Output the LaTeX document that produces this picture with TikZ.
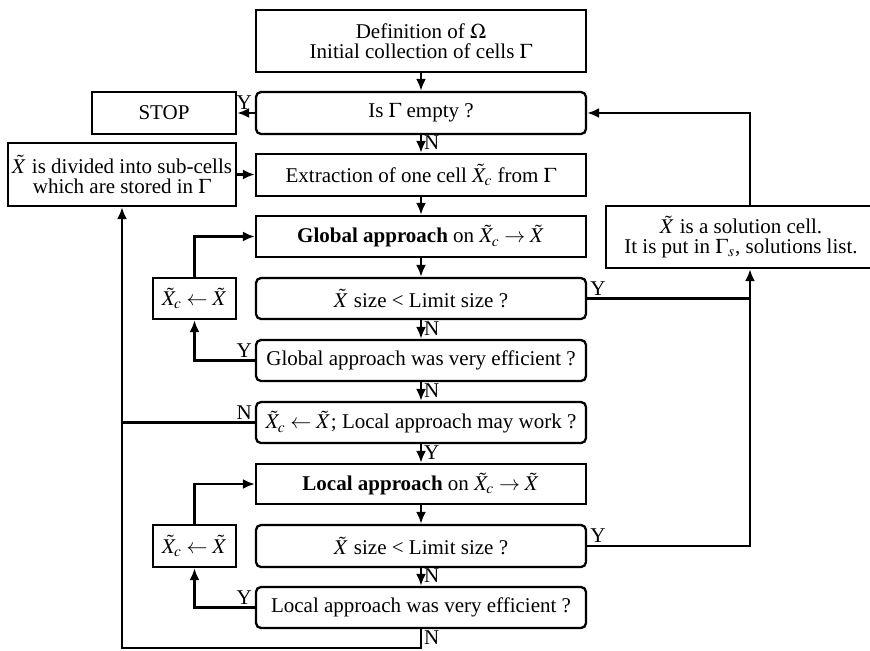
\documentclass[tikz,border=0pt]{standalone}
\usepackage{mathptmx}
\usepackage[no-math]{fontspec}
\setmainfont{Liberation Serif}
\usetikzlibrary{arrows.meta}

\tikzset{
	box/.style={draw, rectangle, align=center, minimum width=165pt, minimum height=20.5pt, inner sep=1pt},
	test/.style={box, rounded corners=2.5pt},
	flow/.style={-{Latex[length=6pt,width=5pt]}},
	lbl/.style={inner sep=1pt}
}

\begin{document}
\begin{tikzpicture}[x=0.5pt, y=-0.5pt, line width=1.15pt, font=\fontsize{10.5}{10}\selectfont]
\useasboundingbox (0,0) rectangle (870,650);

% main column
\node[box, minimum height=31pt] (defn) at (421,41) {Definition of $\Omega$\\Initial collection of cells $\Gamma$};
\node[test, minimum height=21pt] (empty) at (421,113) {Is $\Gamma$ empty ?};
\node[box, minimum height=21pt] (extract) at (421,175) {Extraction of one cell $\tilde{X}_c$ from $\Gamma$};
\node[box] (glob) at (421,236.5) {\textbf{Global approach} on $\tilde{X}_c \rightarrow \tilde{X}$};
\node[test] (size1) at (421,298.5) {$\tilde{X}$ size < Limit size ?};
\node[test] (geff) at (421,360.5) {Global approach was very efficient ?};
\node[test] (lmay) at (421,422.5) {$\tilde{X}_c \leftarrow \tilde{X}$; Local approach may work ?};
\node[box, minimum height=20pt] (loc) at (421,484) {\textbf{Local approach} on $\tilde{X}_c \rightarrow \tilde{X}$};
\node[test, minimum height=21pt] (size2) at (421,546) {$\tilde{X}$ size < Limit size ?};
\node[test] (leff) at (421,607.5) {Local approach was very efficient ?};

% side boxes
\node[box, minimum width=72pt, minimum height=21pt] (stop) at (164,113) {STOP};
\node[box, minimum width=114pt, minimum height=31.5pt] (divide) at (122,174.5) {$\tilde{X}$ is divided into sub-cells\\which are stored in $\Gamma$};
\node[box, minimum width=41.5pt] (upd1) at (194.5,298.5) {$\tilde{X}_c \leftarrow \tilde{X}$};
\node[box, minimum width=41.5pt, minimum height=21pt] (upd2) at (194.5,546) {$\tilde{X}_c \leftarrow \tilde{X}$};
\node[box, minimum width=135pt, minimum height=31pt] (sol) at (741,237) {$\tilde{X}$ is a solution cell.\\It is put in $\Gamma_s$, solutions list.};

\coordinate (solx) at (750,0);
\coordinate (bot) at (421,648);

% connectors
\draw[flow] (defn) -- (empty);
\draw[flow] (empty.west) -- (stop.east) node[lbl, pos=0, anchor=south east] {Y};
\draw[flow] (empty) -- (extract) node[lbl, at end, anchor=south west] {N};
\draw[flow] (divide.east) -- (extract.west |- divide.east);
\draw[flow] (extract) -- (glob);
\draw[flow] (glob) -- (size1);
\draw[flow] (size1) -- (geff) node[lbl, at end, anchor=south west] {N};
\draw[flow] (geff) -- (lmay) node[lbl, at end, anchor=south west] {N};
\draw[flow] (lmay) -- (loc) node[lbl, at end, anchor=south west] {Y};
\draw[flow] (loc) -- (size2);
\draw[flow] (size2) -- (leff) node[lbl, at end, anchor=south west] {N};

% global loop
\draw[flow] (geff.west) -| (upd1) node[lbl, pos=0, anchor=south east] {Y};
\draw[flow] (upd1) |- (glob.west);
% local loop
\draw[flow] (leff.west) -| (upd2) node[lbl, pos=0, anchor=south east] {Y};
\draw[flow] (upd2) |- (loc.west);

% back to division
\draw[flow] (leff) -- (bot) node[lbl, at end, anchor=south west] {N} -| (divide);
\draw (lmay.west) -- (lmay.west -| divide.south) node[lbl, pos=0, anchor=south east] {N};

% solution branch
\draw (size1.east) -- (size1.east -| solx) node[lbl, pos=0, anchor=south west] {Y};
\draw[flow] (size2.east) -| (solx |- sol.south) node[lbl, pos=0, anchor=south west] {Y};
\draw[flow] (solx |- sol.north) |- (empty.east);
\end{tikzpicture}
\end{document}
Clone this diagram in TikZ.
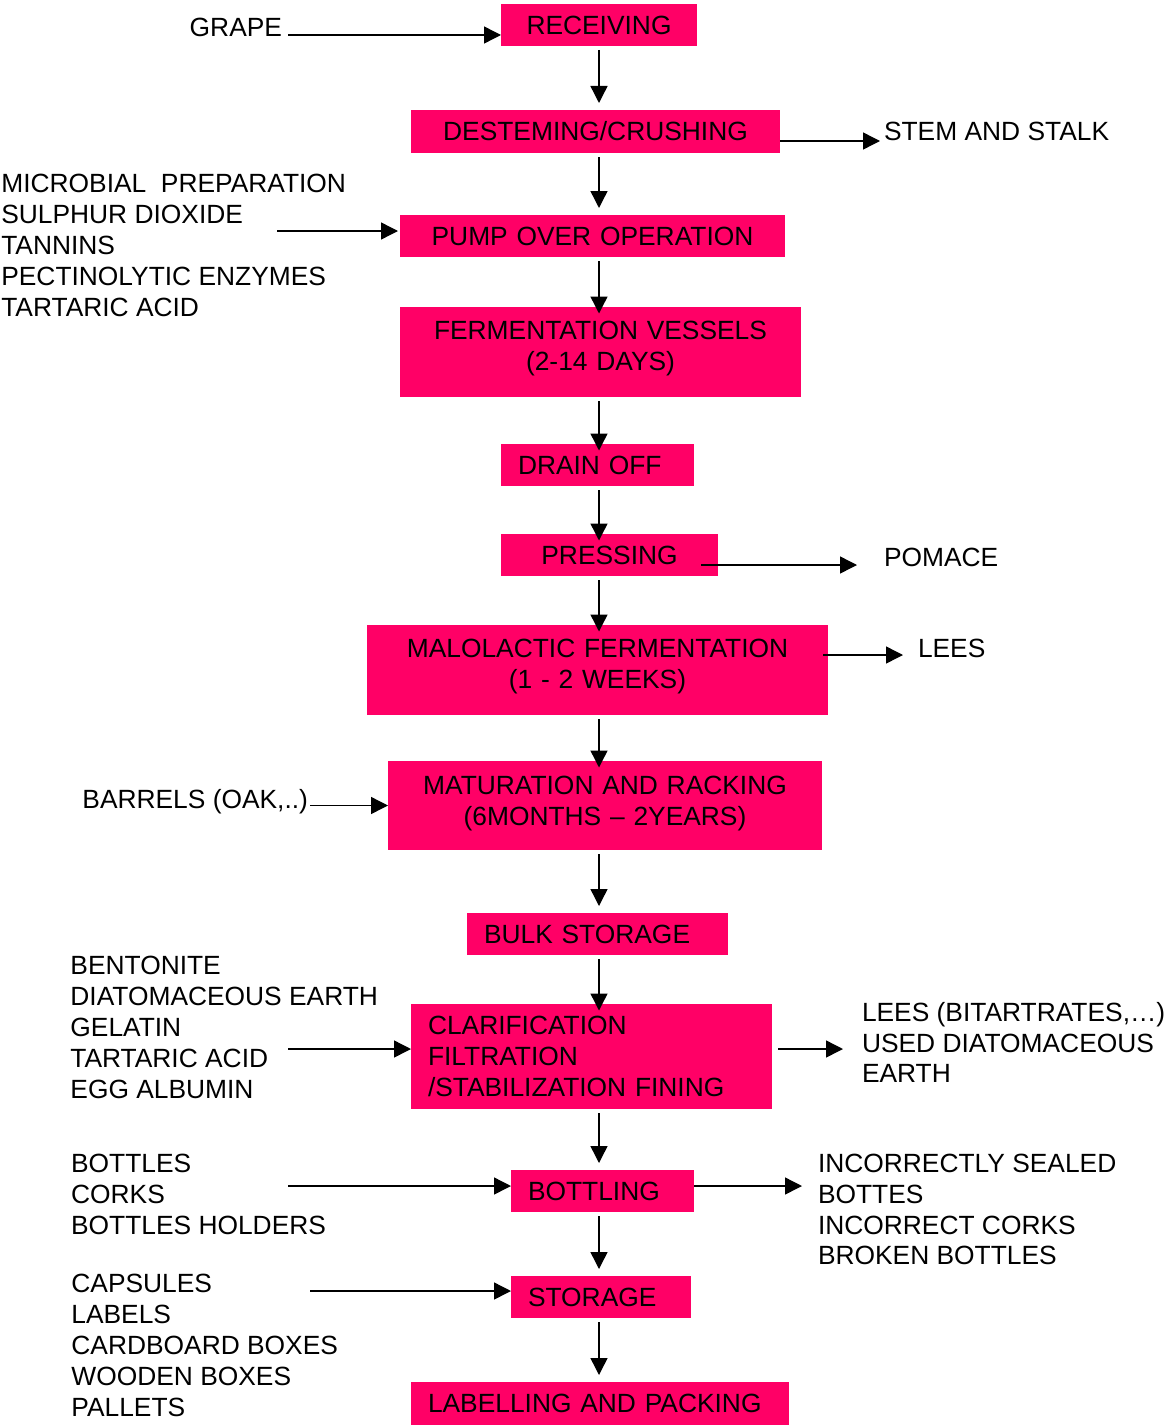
■ ■ ■
▶ **WORK TO BE COMPLETED**
Select the lines that carry the string "this" and copy them.

▶ **WORKED ANSWER**
Output the LaTeX document that produces this picture with TikZ.
Clone this diagram in TikZ.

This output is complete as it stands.